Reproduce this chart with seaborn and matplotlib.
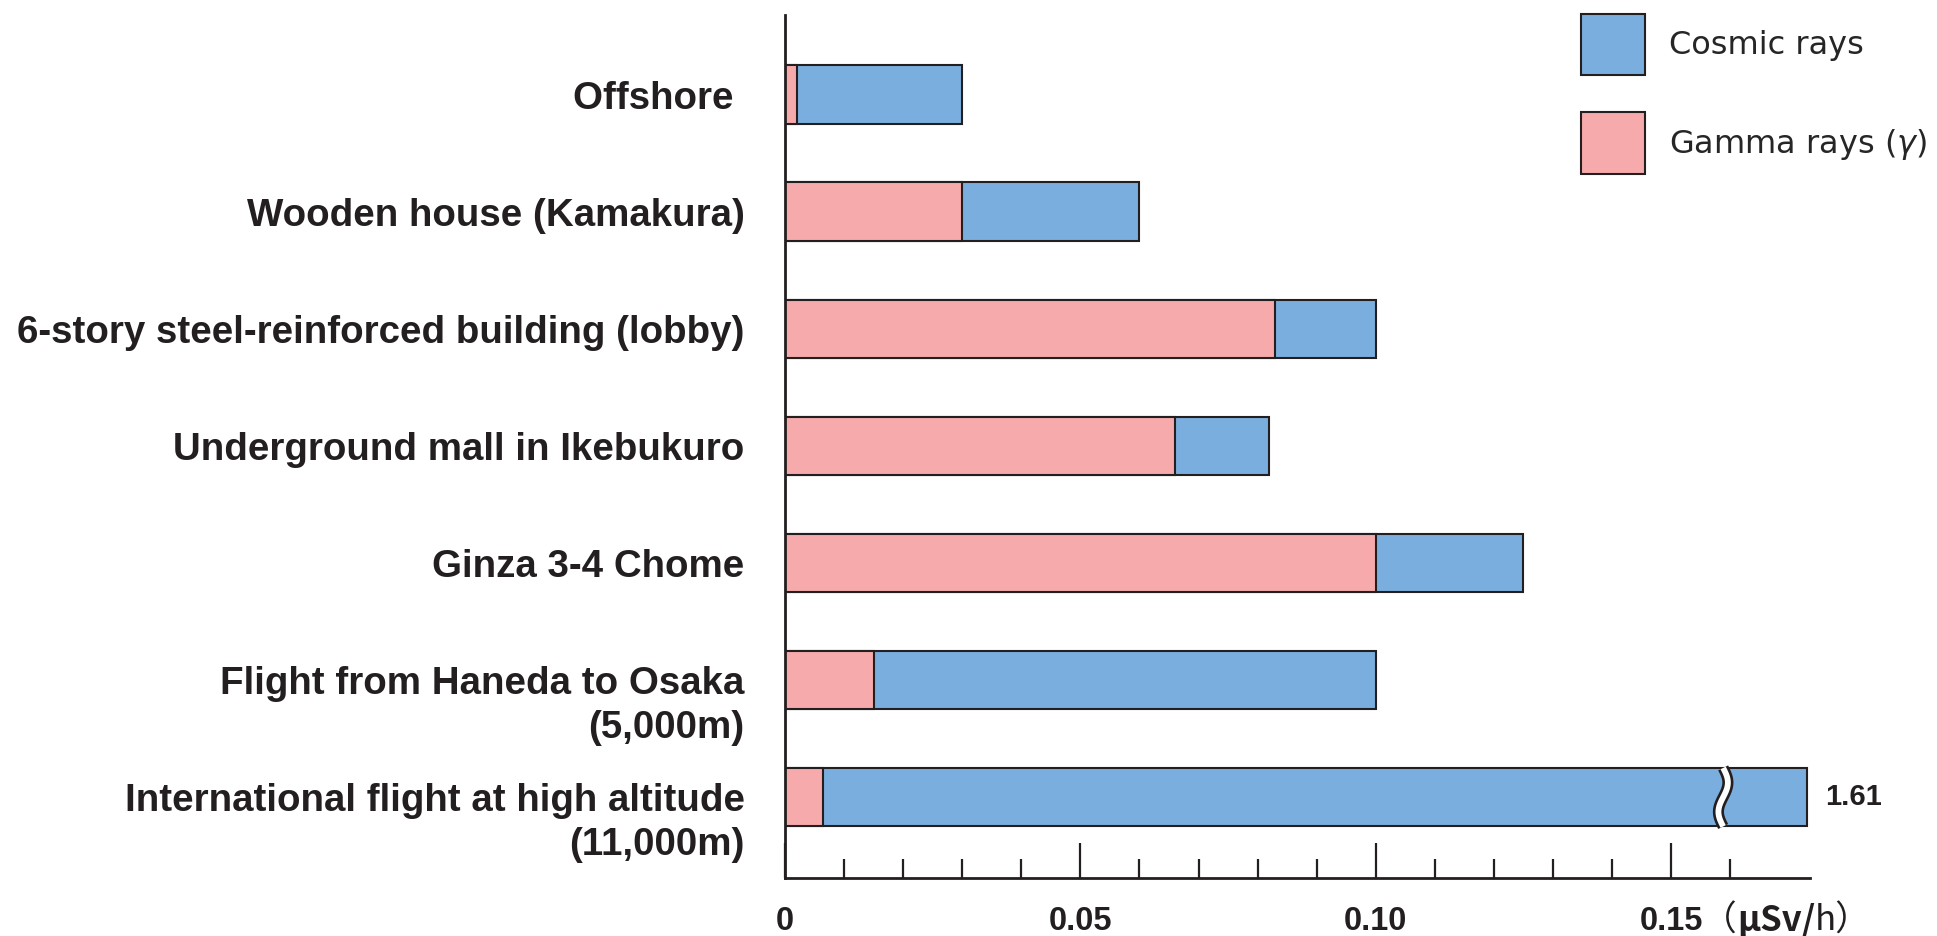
import numpy as np
import pandas as pd
import matplotlib.pyplot as plt
import matplotlib.transforms as mtransforms
from matplotlib.patches import Patch
import seaborn as sns

places = [
    "Offshore ",
    "Wooden house (Kamakura)",
    "6-story steel-reinforced building (lobby)",
    "Underground mall in Ikebukuro",
    "Ginza 3-4 Chome",
    "Flight from Haneda to Osaka\n(5,000m)",
    "International flight at high altitude\n(11,000m)",
]
gamma = [0.002, 0.030, 0.083, 0.066, 0.100, 0.015, 0.0065]
cosmic = [0.028, 0.030, 0.017, 0.016, 0.025, 0.085, 1.6035]
x_ticks = [0, 0.05, 0.10, 0.15]
x_ticklabels = ["0", "0.05", "0.10", "0.15"]
minor_ticks = [0.01, 0.02, 0.03, 0.04, 0.06, 0.07, 0.08, 0.09,
               0.11, 0.12, 0.13, 0.14, 0.16]

BLUE = "#7aaede"
PINK = "#f7aaac"
INK = "#231f20"
X_MAX = 0.1735      # end of the drawn axis
BAR_CAP = 0.173     # where a broken (off-scale) bar is drawn to end
BREAK_AT = 0.1588   # position of the wavy break mark

df = pd.DataFrame({"place": places, "gamma": gamma, "cosmic": cosmic})
df["total"] = df["gamma"] + df["cosmic"]
df["shown"] = np.minimum(df["total"], BAR_CAP)

sns.set_style("white")
plt.rcParams["font.family"] = ["Liberation Sans", "DejaVu Sans"]

fig = plt.figure(figsize=(19.37, 9.36), dpi=100)
ax = fig.add_axes([785 / 1937, 1 - 878 / 936, (1810 - 785) / 1937, (878 - 15) / 936])

sns.barplot(data=df, x="shown", y="place", orient="h", color=BLUE, width=0.5,
            edgecolor=INK, linewidth=1.5, errorbar=None, saturation=1, ax=ax)
sns.barplot(data=df, x="gamma", y="place", orient="h", color=PINK, width=0.5,
            edgecolor=INK, linewidth=1.5, errorbar=None, saturation=1, ax=ax)

# wavy break mark and true value for off-scale bars
for i, row in df.iterrows():
    if row["total"] > BAR_CAP:
        yy = np.linspace(i - 0.25, i + 0.25, 60)
        xx = BREAK_AT + 0.0008 * np.sin(np.linspace(0, 2 * np.pi, 60))
        ax.plot(xx, yy, color=INK, lw=8, solid_capstyle="butt", zorder=5)
        ax.plot(xx, yy, color="white", lw=4.2, solid_capstyle="butt", zorder=6)
        ax.annotate(f"{row['total']:.2f}", xy=(row["shown"], i), xytext=(13, 0),
                    textcoords="offset points", ha="left", va="center",
                    fontsize=21, fontweight="bold", color=INK)

ax.set_xlim(0, X_MAX)
ax.set_ylim(6.69, -0.68)
ax.set_xlabel("")
ax.set_ylabel("")

for side in ["top", "right"]:
    ax.spines[side].set_visible(False)
for side in ["left", "bottom"]:
    ax.spines[side].set_linewidth(2)
    ax.spines[side].set_color(INK)

ax.set_xticks(x_ticks)
ax.set_xticklabels(x_ticklabels, fontsize=23.5, fontweight="bold", color=INK)
ax.set_xticks(minor_ticks, minor=True)
ax.tick_params(axis="x", which="major", direction="in", length=25, width=1.6,
               color=INK, pad=20, bottom=True)
ax.tick_params(axis="x", which="minor", direction="in", length=14, width=1.6,
               color=INK, bottom=True)

ax.set_yticks(range(len(places)))
ax.set_yticklabels(places, fontsize=27.7, fontweight="bold", color=INK, linespacing=1.3)
ax.tick_params(axis="y", length=0, pad=29)
for lab in ax.get_yticklabels():
    if "\n" in lab.get_text():
        lab.set_verticalalignment("top")
        lab.set_transform(lab.get_transform() +
                          mtransforms.ScaledTranslation(0, 0.145, fig.dpi_scale_trans))

# unit label
cjk = ["Noto Sans CJK JP", "DejaVu Sans"]
t1 = fig.text(1702 / 1937, 1 - 921 / 936, "（", family=cjk, fontsize=25,
              ha="left", va="center", color=INK)
t2 = ax.annotate("μSv/", xy=(1, 0), xycoords=t1, ha="left", va="bottom",
                 family=cjk, fontsize=25, fontweight="bold", color=INK)
t3 = ax.annotate("h）", xy=(1, 0), xycoords=t2, ha="left", va="bottom",
                 family=cjk, fontsize=25, color=INK)

handles = [Patch(facecolor=BLUE, edgecolor=INK, linewidth=1.5, label="Cosmic rays"),
           Patch(facecolor=PINK, edgecolor=INK, linewidth=1.5, label="Gamma rays ($\\gamma$)")]
fig.legend(handles=handles, loc="upper left", bbox_to_anchor=(1581 / 1937, 1 - 14 / 936),
           frameon=False, prop={"family": "DejaVu Sans", "size": 23},
           handlelength=1.99, handleheight=2.58, handletextpad=0.77, labelspacing=1.15,
           borderpad=0, borderaxespad=0)

fig.savefig("out.png", dpi=100)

□ □ □ □ □

#### [Required task]
Return to the listing above and set it down exactly, leaving out its pictures.

#### [Complete output]
Reproduce this chart with seaborn and matplotlib.
import numpy as np
import pandas as pd
import matplotlib.pyplot as plt
import matplotlib.transforms as mtransforms
from matplotlib.patches import Patch
import seaborn as sns

places = [
    "Offshore ",
    "Wooden house (Kamakura)",
    "6-story steel-reinforced building (lobby)",
    "Underground mall in Ikebukuro",
    "Ginza 3-4 Chome",
    "Flight from Haneda to Osaka\n(5,000m)",
    "International flight at high altitude\n(11,000m)",
]
gamma = [0.002, 0.030, 0.083, 0.066, 0.100, 0.015, 0.0065]
cosmic = [0.028, 0.030, 0.017, 0.016, 0.025, 0.085, 1.6035]
x_ticks = [0, 0.05, 0.10, 0.15]
x_ticklabels = ["0", "0.05", "0.10", "0.15"]
minor_ticks = [0.01, 0.02, 0.03, 0.04, 0.06, 0.07, 0.08, 0.09,
               0.11, 0.12, 0.13, 0.14, 0.16]

BLUE = "#7aaede"
PINK = "#f7aaac"
INK = "#231f20"
X_MAX = 0.1735      # end of the drawn axis
BAR_CAP = 0.173     # where a broken (off-scale) bar is drawn to end
BREAK_AT = 0.1588   # position of the wavy break mark

df = pd.DataFrame({"place": places, "gamma": gamma, "cosmic": cosmic})
df["total"] = df["gamma"] + df["cosmic"]
df["shown"] = np.minimum(df["total"], BAR_CAP)

sns.set_style("white")
plt.rcParams["font.family"] = ["Liberation Sans", "DejaVu Sans"]

fig = plt.figure(figsize=(19.37, 9.36), dpi=100)
ax = fig.add_axes([785 / 1937, 1 - 878 / 936, (1810 - 785) / 1937, (878 - 15) / 936])

sns.barplot(data=df, x="shown", y="place", orient="h", color=BLUE, width=0.5,
            edgecolor=INK, linewidth=1.5, errorbar=None, saturation=1, ax=ax)
sns.barplot(data=df, x="gamma", y="place", orient="h", color=PINK, width=0.5,
            edgecolor=INK, linewidth=1.5, errorbar=None, saturation=1, ax=ax)

# wavy break mark and true value for off-scale bars
for i, row in df.iterrows():
    if row["total"] > BAR_CAP:
        yy = np.linspace(i - 0.25, i + 0.25, 60)
        xx = BREAK_AT + 0.0008 * np.sin(np.linspace(0, 2 * np.pi, 60))
        ax.plot(xx, yy, color=INK, lw=8, solid_capstyle="butt", zorder=5)
        ax.plot(xx, yy, color="white", lw=4.2, solid_capstyle="butt", zorder=6)
        ax.annotate(f"{row['total']:.2f}", xy=(row["shown"], i), xytext=(13, 0),
                    textcoords="offset points", ha="left", va="center",
                    fontsize=21, fontweight="bold", color=INK)

ax.set_xlim(0, X_MAX)
ax.set_ylim(6.69, -0.68)
ax.set_xlabel("")
ax.set_ylabel("")

for side in ["top", "right"]:
    ax.spines[side].set_visible(False)
for side in ["left", "bottom"]:
    ax.spines[side].set_linewidth(2)
    ax.spines[side].set_color(INK)

ax.set_xticks(x_ticks)
ax.set_xticklabels(x_ticklabels, fontsize=23.5, fontweight="bold", color=INK)
ax.set_xticks(minor_ticks, minor=True)
ax.tick_params(axis="x", which="major", direction="in", length=25, width=1.6,
               color=INK, pad=20, bottom=True)
ax.tick_params(axis="x", which="minor", direction="in", length=14, width=1.6,
               color=INK, bottom=True)

ax.set_yticks(range(len(places)))
ax.set_yticklabels(places, fontsize=27.7, fontweight="bold", color=INK, linespacing=1.3)
ax.tick_params(axis="y", length=0, pad=29)
for lab in ax.get_yticklabels():
    if "\n" in lab.get_text():
        lab.set_verticalalignment("top")
        lab.set_transform(lab.get_transform() +
                          mtransforms.ScaledTranslation(0, 0.145, fig.dpi_scale_trans))

# unit label
cjk = ["Noto Sans CJK JP", "DejaVu Sans"]
t1 = fig.text(1702 / 1937, 1 - 921 / 936, "（", family=cjk, fontsize=25,
              ha="left", va="center", color=INK)
t2 = ax.annotate("μSv/", xy=(1, 0), xycoords=t1, ha="left", va="bottom",
                 family=cjk, fontsize=25, fontweight="bold", color=INK)
t3 = ax.annotate("h）", xy=(1, 0), xycoords=t2, ha="left", va="bottom",
                 family=cjk, fontsize=25, color=INK)

handles = [Patch(facecolor=BLUE, edgecolor=INK, linewidth=1.5, label="Cosmic rays"),
           Patch(facecolor=PINK, edgecolor=INK, linewidth=1.5, label="Gamma rays ($\\gamma$)")]
fig.legend(handles=handles, loc="upper left", bbox_to_anchor=(1581 / 1937, 1 - 14 / 936),
           frameon=False, prop={"family": "DejaVu Sans", "size": 23},
           handlelength=1.99, handleheight=2.58, handletextpad=0.77, labelspacing=1.15,
           borderpad=0, borderaxespad=0)

fig.savefig("out.png", dpi=100)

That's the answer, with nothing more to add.